Feel Like Doin’ Something Wrong will be reissued this spring as part of Fat Possum’s new partnership with Capricorn Records. Several of Fat Possum’s other early ’90s recordings — including Sad Days, Lonely Nights and Too Bad Jim — are already back in stores via Capricorn. The albums Palmer and Norris are recording now should start rolling out with the summer. One of these records will feature 24-year-old guitarist David Thompson’s band, which was in Jimmy’s Auto Care cutting its first Fat Possum album days before the Jones session. According to Palmer, Thompson is part of a generation of young Mississippi musicians who combine the regional blues tradition with more modern rhythmic influences, such as soul and funk.

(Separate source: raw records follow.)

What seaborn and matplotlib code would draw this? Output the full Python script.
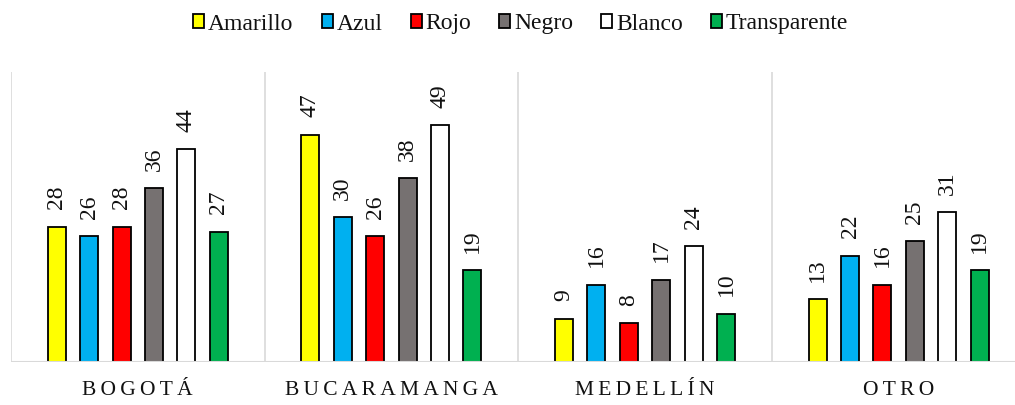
import matplotlib
matplotlib.use("Agg")
import matplotlib.pyplot as plt
import seaborn as sns
import pandas as pd

# Survey counts of preferred colour per city
ciudades = ["BOGOTÁ", "BUCARAMANGA", "MEDELLÍN", "OTRO"]
colores = ["Amarillo", "Azul", "Rojo", "Negro", "Blanco", "Transparente"]
amarillo = [28, 47, 9, 13]
azul = [26, 30, 16, 22]
rojo = [28, 26, 8, 16]
negro = [36, 38, 17, 25]
blanco = [44, 49, 24, 31]
transparente = [27, 19, 10, 19]

series = [amarillo, azul, rojo, negro, blanco, transparente]
paleta = ["#FFFF00", "#00B0F0", "#FF0000", "#767171", "#FFFFFF", "#00B050"]

df = pd.DataFrame(
    [(c, col, vals[i]) for col, vals in zip(colores, series) for i, c in enumerate(ciudades)],
    columns=["ciudad", "color", "valor"],
)

sns.set_theme(style="white")
plt.rcParams["font.family"] = ["Liberation Serif", "DejaVu Serif"]

fig = plt.figure(figsize=(10.15, 4.05), dpi=100)
ax = fig.add_axes([11 / 1015, 43 / 405, 1014.5 / 1015, 290 / 405])

sns.barplot(
    data=df, x="ciudad", y="valor", hue="color", order=ciudades, hue_order=colores,
    palette=paleta, width=0.767, gap=0.445, edgecolor="black", linewidth=1.3,
    saturation=1, ax=ax, zorder=2,
)

for cont in ax.containers:
    ax.bar_label(cont, rotation=90, padding=12.5, fontsize=17, color="#111111")

ax.set_ylim(0, 60)
ax.set_xlim(-0.5, 3.5)
for x in [-0.5, 0.5, 1.5, 2.5, 3.5]:
    ax.axvline(x, color="#D9D9D9", lw=1.2, zorder=1)
ax.axhline(0, color="#D9D9D9", lw=1.5, zorder=3)

for s in ax.spines.values():
    s.set_visible(False)
ax.set_yticks([])
ax.set_xlabel("")
ax.set_ylabel("")
ax.set_xticks(range(len(ciudades)))
ax.set_xticklabels(["\u2009".join(c) for c in ciudades], fontsize=15.5, color="#111111")
ax.tick_params(axis="x", length=0, pad=14)

handles, labels = ax.get_legend_handles_labels()
ax.legend_.remove()
fig.legend(
    handles, labels, loc="center", bbox_to_anchor=(0.513, 1 - 24 / 405), ncol=6,
    frameon=False, fontsize=17, handlelength=0.47, handleheight=0.55,
    handletextpad=0.15, columnspacing=1.2, borderaxespad=0,
    labelcolor="#111111",
)

fig.savefig("out.png", dpi=100)
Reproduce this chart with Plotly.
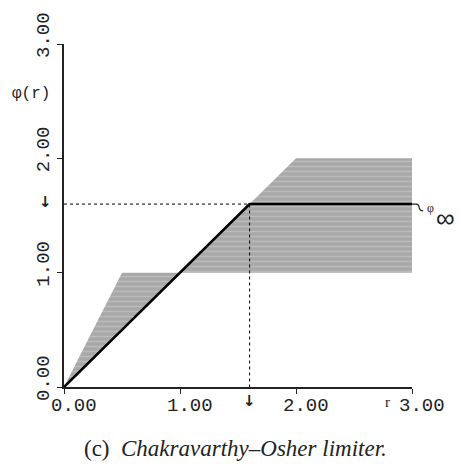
import plotly.graph_objects as go

# ---- data ----
psi = 1.6  # phi_infinity
limiter_r = [0.0, 1.6, 3.0]
limiter_phi = [0.0, 1.6, 1.6]
upper_r = [0.0, 0.5, 1.0, 2.0, 3.0]
upper_phi = [0.0, 1.0, 1.0, 2.0, 2.0]
lower_r = [0.0, 1.0, 3.0]
lower_phi = [0.0, 1.0, 1.0]
tick_vals = [0.0, 1.0, 2.0, 3.0]
tick_text = ["0.00", "1.00", "2.00", "3.00"]
caption = "(c)  <i>Chakravarthy–Osher limiter.</i>"

poly_x = upper_r + lower_r[::-1]
poly_y = upper_phi + lower_phi[::-1]

MONO = "Liberation Mono"
SERIF = "Liberation Serif"
INK = "#222"
X_MAX = tick_vals[-1]
Y_MAX = tick_vals[-1]

fig = go.Figure()
fig.add_trace(go.Scatter(
    x=poly_x, y=poly_y, mode="lines", fill="toself",
    line=dict(width=0, color="rgba(0,0,0,0)"),
    fillcolor="rgb(170,170,170)",
    fillpattern=dict(shape="-", bgcolor="rgb(168,168,168)",
                     fgcolor="rgb(205,205,205)", size=5, solidity=0.3),
    hoverinfo="skip", showlegend=False))

# dotted guide lines
fig.add_trace(go.Scatter(x=[0, psi, psi], y=[psi, psi, 0], mode="lines",
                         line=dict(color="black", width=1, dash="dot"),
                         showlegend=False, hoverinfo="skip"))

fig.add_trace(go.Scatter(x=limiter_r, y=limiter_phi, mode="lines",
                         line=dict(color="black", width=2.6),
                         showlegend=False))

# small connector to phi_inf label (paper coords so it is not clipped)
px0 = limiter_r[-1] / X_MAX
py0 = limiter_phi[-1] / Y_MAX
fig.add_shape(type="path", xref="paper", yref="paper",
              path=(f"M {px0},{py0} L {px0+0.012},{py0} "
                    f"Q {px0+0.02},{py0} {px0+0.021},{py0-0.012} "
                    f"Q {px0+0.023},{py0-0.02} {px0+0.032},{py0-0.02}"),
              line=dict(color=INK, width=1.2))

ann = []
for v, t in zip(tick_vals, tick_text):
    ann.append(dict(x=v, y=0, xref="x", yref="paper", text=t, showarrow=False,
                    xanchor="center", yanchor="top", xshift=10, yshift=-6,
                    font=dict(family=MONO, size=19, color=INK)))
    ann.append(dict(x=0, y=v, xref="paper", yref="y", text=t, showarrow=False,
                    xanchor="right", yanchor="middle", textangle=-90,
                    xshift=-7, yshift=9,
                    font=dict(family=MONO, size=19, color=INK)))

ann += [
    dict(x=0, y=1, xref="paper", yref="paper", text="φ(r)", showarrow=False,
         xanchor="center", yanchor="middle", xshift=-33, yshift=-50,
         font=dict(family=MONO, size=16, color=INK)),
    dict(x=X_MAX, y=0, xref="x", yref="paper", text="r", showarrow=False,
         xanchor="center", yanchor="top", xshift=-25, yshift=-5,
         font=dict(family=SERIF, size=15, color=INK)),
    dict(x=0, y=psi, xref="paper", yref="y", text="<b>↓</b>", showarrow=False,
         xanchor="center", yanchor="middle", xshift=-19, yshift=2,
         font=dict(family="DejaVu Sans", size=15, color=INK)),
    dict(x=psi, y=0, xref="x", yref="paper", text="<b>↓</b>", showarrow=False,
         xanchor="center", yanchor="middle", xshift=0, yshift=-14,
         font=dict(family="DejaVu Sans", size=15, color=INK)),
    dict(x=X_MAX, y=psi, xref="x", yref="y", text="φ", showarrow=False,
         xanchor="center", yanchor="middle", xshift=18, yshift=-4,
         font=dict(family=SERIF, size=12, color=INK)),
    dict(x=X_MAX, y=psi, xref="x", yref="y", text="∞", showarrow=False,
         xanchor="center", yanchor="middle", xshift=33, yshift=-14,
         font=dict(family="Liberation Sans", size=26, color=INK)),
    dict(x=0.5, y=0, xref="paper", yref="paper", text=caption, showarrow=False,
         xanchor="center", yanchor="top", xshift=-3, yshift=-47,
         font=dict(family=SERIF, size=23, color=INK)),
]

axis_common = dict(range=[0, X_MAX], tickvals=tick_vals, showticklabels=False,
                   ticks="outside", ticklen=5, tickwidth=1.3, tickcolor=INK,
                   showline=True, linecolor=INK, linewidth=1.5,
                   showgrid=False, zeroline=False, fixedrange=True)

fig.update_layout(
    width=460, height=465,
    margin=dict(l=64, r=48, t=44, b=78),
    plot_bgcolor="white", paper_bgcolor="white",
    xaxis=axis_common, yaxis=axis_common,
    annotations=ann,
)

fig.write_html("out.html")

Other sessions during this go-around will include more group work with Burnside. The design for these, Palmer says, will center on giving further electric ensemble context to Burnside’s country blues, following the lead of Leonard Chess’s revolutionary work with the bands of Muddy Waters and Howlin’ Wolf. Also, CeDell Davis will be recorded solo, in some instances with his otherworldly guitar style mutated through various effects. “I played with CeDell in a juke joint once, and he played the whole night through a phase shifter,” Palmer recalls. “It was wild. I guarantee you’ve never heard anything like that.”
Such melding of tradition with experimentation is what keeps the blues exciting and on the edge, Palmer insists. And, he adds, the work of a Davis, Burnside or Kimbrough has the appeal of any sublimely untamed music. “The sound is so slashing and chaotic that a lot of this stuff is really sort of punk rock,” Palmer says. “The records we make might almost get over more to the kids who are into abrasive, dissonant guitar bands than they would to the typical blues fan.”